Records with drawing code
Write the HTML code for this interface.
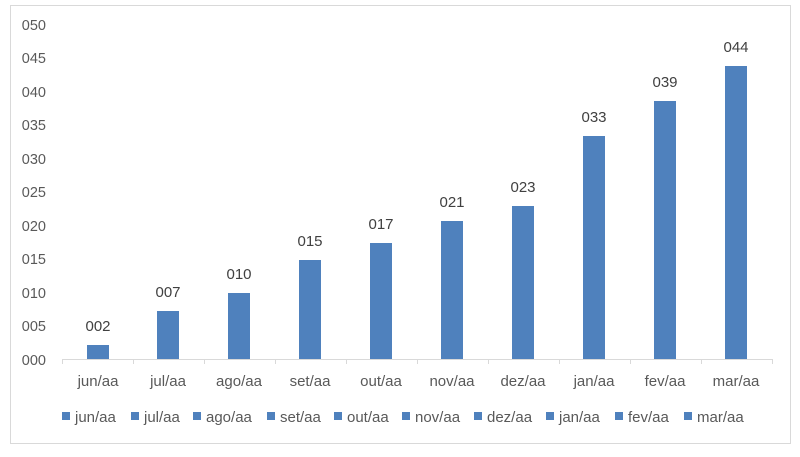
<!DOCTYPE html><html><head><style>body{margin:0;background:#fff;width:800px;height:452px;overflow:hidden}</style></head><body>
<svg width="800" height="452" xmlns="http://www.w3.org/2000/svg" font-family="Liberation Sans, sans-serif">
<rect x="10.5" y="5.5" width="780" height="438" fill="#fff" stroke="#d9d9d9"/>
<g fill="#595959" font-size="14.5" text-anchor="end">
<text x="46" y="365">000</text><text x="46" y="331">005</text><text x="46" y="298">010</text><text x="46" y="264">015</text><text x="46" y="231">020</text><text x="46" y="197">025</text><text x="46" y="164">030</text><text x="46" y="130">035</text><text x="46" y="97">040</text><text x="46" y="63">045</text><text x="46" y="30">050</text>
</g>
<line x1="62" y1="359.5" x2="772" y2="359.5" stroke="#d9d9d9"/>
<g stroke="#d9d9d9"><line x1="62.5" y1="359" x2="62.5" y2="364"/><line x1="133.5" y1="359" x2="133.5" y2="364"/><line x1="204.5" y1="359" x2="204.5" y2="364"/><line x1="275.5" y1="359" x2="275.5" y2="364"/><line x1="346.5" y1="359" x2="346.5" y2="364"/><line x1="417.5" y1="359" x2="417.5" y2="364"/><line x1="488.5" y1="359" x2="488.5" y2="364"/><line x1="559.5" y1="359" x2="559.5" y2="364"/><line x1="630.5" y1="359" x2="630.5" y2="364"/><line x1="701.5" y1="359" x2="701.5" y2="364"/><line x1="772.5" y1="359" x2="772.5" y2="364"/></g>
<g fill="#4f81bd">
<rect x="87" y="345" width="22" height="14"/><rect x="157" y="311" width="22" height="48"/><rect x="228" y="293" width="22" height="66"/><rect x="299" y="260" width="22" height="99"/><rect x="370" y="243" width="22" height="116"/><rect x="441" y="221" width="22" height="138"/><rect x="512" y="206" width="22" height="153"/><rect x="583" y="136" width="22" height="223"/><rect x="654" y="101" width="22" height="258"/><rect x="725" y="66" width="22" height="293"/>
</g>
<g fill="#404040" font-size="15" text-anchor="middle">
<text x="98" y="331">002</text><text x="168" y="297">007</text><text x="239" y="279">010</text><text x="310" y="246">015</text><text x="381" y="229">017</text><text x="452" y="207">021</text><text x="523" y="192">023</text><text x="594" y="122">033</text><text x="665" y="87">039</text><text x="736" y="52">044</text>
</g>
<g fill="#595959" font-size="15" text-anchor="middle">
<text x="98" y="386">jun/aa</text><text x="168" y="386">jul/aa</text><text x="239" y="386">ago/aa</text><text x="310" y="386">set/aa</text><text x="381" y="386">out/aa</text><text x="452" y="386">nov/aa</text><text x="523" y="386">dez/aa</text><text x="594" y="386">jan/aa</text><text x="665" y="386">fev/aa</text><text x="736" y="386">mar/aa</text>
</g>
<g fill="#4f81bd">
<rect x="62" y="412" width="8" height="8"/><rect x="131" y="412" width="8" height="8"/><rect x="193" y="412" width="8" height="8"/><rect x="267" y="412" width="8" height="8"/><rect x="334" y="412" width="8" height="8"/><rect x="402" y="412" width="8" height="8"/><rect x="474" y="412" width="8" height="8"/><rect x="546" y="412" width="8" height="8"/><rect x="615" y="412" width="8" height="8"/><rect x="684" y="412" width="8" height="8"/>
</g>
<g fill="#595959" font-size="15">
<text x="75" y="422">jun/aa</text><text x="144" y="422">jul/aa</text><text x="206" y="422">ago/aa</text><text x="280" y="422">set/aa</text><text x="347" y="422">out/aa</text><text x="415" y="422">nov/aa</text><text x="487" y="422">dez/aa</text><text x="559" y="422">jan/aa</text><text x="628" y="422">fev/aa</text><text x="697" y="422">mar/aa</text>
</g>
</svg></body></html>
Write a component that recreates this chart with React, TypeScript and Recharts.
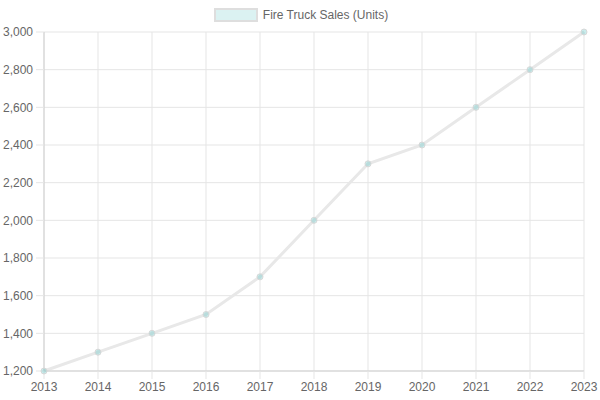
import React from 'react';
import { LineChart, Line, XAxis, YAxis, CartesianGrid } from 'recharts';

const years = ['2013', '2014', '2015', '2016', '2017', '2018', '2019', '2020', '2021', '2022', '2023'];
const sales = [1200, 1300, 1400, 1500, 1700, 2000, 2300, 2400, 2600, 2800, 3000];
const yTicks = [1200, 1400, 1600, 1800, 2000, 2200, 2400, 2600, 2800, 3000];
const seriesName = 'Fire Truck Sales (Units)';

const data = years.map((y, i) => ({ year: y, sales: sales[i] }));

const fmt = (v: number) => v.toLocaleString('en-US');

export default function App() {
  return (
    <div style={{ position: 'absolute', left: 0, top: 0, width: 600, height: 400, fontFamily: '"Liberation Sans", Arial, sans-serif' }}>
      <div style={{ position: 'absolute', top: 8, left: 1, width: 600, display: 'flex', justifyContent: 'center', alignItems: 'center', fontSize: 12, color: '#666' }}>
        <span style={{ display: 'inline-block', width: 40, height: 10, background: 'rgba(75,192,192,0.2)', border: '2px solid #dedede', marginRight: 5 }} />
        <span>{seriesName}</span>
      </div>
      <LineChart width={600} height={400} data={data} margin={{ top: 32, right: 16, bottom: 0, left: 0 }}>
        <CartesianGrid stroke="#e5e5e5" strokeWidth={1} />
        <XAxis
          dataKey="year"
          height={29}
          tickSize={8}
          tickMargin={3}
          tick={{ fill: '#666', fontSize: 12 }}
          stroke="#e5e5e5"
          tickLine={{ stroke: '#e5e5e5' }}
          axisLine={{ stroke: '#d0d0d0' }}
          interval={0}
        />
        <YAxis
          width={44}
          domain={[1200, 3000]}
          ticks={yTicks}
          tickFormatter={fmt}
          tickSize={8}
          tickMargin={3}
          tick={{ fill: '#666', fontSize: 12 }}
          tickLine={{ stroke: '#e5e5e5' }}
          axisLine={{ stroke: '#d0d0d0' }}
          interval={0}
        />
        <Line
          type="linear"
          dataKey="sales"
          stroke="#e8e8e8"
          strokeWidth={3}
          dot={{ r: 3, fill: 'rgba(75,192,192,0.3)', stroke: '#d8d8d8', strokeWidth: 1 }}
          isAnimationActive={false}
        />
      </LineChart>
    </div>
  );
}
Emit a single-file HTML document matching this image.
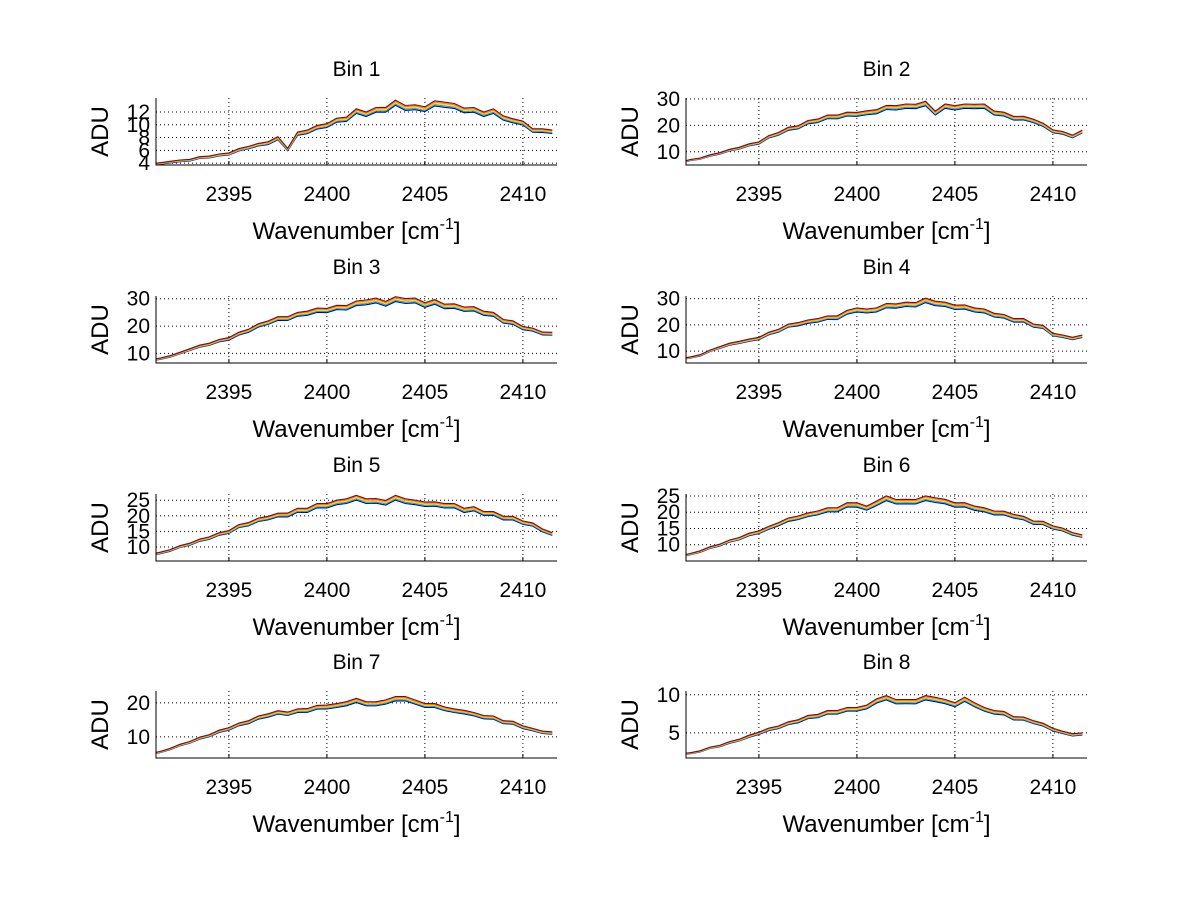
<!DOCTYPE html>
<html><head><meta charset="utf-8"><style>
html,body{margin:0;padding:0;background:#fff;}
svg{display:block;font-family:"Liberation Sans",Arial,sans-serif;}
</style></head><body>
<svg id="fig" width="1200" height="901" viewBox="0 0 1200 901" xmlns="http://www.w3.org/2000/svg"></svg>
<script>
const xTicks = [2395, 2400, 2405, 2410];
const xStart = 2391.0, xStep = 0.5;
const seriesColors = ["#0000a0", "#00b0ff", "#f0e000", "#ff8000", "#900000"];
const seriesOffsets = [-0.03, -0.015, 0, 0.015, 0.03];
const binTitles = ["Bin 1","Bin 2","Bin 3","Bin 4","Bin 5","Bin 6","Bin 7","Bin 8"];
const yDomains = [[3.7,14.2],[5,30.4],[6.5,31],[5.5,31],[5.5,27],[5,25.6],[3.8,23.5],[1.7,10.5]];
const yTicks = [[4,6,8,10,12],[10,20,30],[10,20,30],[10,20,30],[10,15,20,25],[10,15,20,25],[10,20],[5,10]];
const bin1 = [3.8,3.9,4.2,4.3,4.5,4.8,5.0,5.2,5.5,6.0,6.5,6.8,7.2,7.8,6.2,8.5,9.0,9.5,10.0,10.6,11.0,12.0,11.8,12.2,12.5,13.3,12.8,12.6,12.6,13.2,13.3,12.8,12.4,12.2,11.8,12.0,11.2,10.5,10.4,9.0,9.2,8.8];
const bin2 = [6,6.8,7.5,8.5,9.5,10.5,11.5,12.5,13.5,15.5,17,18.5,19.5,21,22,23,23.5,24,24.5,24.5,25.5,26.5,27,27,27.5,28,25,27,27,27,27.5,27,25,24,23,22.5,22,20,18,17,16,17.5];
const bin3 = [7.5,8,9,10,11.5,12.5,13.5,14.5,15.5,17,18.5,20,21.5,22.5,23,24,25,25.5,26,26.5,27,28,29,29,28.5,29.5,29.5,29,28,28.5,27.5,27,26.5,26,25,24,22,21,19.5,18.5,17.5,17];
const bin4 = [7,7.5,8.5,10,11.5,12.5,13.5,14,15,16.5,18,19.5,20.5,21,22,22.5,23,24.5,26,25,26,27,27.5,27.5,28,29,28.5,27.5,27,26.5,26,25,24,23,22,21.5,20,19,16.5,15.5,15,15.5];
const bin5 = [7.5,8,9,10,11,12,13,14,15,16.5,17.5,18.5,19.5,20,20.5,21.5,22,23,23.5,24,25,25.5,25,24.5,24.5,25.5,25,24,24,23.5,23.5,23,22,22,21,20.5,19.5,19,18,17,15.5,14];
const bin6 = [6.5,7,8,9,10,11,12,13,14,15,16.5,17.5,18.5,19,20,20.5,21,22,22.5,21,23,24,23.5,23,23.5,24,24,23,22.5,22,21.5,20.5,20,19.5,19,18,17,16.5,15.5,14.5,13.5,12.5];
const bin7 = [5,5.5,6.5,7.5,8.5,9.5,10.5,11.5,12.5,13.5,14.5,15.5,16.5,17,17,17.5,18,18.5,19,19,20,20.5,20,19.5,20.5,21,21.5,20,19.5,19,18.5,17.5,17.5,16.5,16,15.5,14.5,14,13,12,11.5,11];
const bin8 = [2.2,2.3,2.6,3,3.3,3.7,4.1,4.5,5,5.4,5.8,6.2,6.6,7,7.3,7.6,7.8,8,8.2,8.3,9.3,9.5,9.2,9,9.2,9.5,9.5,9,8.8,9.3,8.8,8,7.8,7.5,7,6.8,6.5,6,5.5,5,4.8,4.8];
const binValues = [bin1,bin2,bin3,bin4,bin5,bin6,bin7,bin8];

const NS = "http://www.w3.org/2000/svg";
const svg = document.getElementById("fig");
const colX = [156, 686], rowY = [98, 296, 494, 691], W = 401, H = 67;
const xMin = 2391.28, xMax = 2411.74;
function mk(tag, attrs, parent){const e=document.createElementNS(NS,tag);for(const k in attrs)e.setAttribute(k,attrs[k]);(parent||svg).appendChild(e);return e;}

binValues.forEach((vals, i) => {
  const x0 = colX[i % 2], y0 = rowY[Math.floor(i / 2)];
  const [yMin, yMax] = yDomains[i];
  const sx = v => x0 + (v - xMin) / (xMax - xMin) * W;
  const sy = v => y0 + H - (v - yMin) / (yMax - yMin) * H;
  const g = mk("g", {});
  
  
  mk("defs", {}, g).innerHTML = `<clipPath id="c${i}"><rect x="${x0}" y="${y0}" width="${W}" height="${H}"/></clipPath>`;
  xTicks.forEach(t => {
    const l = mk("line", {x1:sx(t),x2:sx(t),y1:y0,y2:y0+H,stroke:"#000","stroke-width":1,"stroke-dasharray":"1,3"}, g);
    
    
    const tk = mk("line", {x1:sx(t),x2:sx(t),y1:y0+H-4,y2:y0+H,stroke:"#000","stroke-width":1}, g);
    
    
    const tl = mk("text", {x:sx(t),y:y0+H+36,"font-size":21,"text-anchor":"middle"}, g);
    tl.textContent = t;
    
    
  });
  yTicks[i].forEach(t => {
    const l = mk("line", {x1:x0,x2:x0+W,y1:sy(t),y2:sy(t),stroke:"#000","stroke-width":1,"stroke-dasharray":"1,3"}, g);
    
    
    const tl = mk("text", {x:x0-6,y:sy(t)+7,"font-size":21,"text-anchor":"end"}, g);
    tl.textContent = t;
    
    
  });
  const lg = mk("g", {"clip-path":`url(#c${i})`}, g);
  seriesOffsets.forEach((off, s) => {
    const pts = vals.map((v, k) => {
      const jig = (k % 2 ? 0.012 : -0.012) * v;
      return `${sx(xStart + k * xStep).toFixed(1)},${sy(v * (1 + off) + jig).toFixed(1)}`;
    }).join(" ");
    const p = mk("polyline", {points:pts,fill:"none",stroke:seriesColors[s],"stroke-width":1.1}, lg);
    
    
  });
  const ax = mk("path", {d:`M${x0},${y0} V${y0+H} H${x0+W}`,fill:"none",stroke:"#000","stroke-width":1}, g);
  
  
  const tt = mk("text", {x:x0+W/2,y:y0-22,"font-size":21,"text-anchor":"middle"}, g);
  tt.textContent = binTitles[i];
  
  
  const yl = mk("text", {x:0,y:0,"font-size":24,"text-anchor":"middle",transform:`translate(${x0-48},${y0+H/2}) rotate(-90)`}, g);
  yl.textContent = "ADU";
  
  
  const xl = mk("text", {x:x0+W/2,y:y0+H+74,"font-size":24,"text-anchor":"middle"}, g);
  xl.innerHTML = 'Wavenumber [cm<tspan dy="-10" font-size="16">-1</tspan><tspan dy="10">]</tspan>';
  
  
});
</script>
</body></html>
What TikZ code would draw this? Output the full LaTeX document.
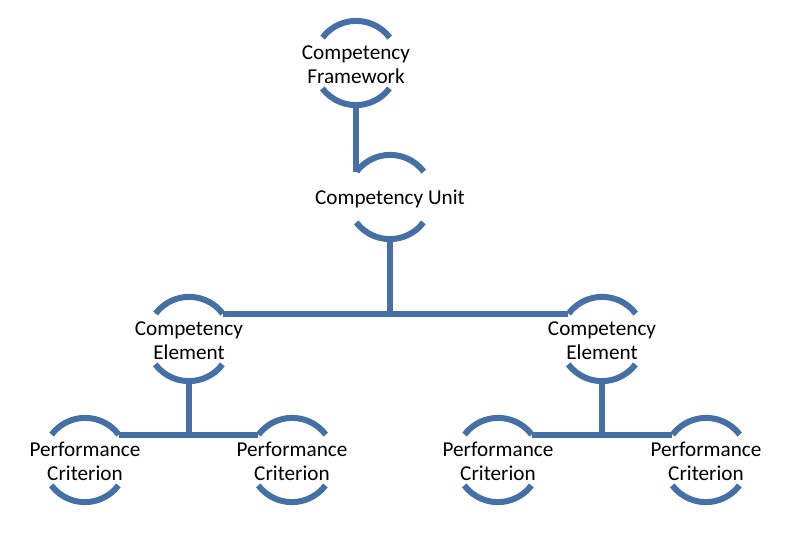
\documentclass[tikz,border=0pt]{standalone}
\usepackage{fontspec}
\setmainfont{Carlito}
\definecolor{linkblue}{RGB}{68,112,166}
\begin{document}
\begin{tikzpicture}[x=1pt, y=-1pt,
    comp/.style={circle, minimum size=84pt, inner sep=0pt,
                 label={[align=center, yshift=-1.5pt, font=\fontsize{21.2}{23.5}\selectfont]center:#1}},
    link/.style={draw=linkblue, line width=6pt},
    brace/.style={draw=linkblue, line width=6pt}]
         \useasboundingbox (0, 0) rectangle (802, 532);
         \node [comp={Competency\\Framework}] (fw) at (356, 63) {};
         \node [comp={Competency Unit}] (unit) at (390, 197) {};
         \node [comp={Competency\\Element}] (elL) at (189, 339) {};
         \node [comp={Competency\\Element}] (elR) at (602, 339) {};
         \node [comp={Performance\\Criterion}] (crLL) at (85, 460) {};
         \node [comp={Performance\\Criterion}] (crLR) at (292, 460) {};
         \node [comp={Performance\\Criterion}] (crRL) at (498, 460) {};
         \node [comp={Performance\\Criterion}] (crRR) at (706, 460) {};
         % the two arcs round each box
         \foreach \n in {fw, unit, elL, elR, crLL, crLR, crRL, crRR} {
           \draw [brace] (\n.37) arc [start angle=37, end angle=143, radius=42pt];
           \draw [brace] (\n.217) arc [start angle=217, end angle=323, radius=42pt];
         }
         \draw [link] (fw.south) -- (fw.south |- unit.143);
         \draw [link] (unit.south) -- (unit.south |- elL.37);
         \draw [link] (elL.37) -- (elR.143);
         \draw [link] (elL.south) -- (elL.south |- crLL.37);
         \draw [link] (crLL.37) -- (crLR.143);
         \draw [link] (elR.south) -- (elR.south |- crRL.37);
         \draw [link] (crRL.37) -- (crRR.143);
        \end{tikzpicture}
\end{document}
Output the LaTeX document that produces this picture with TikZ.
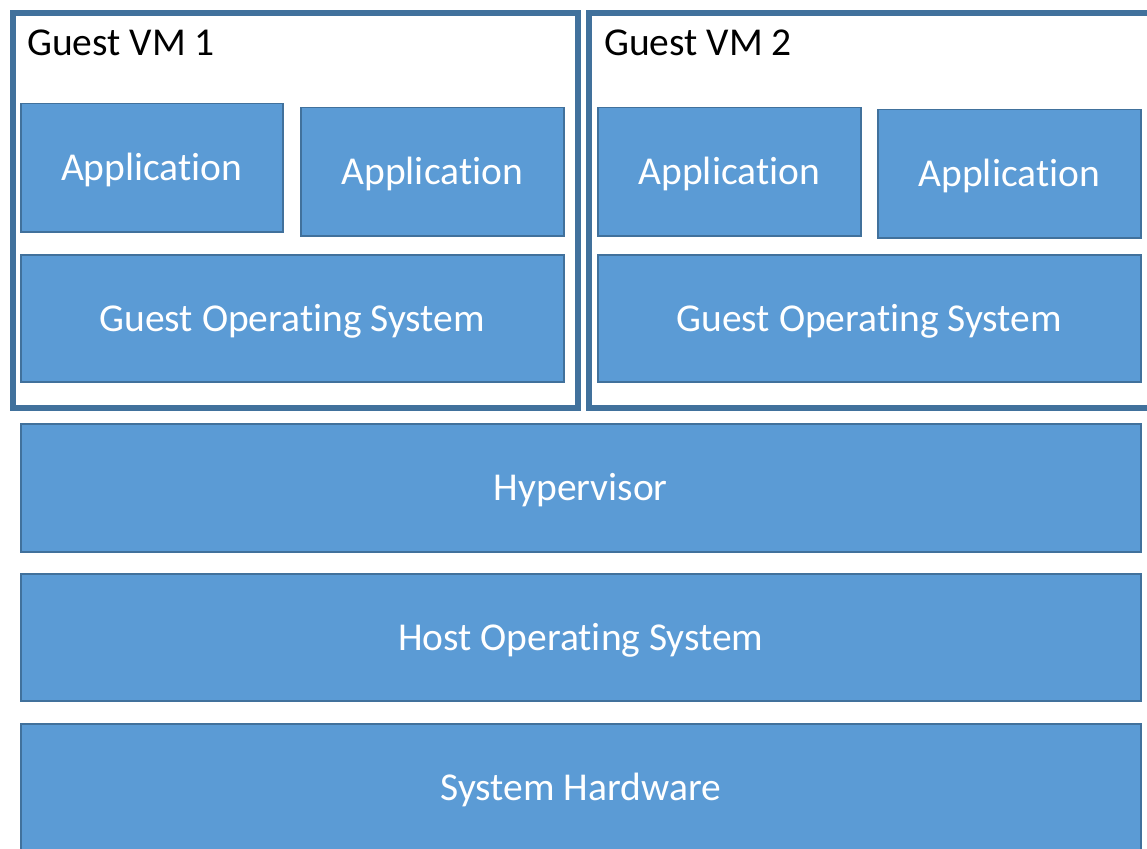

→ Work to complete:
In the listing above, find the line with "Write a component" and the line with "XAxis, YAxis, CartesianGrid". Set down exactly those lines and everything between them, skipping pictures.

→ Solution for this problem:
Write a component that recreates this chart with React, TypeScript and Recharts.
import React from 'react';
import { LineChart, Line, XAxis, YAxis, CartesianGrid } from 'recharts';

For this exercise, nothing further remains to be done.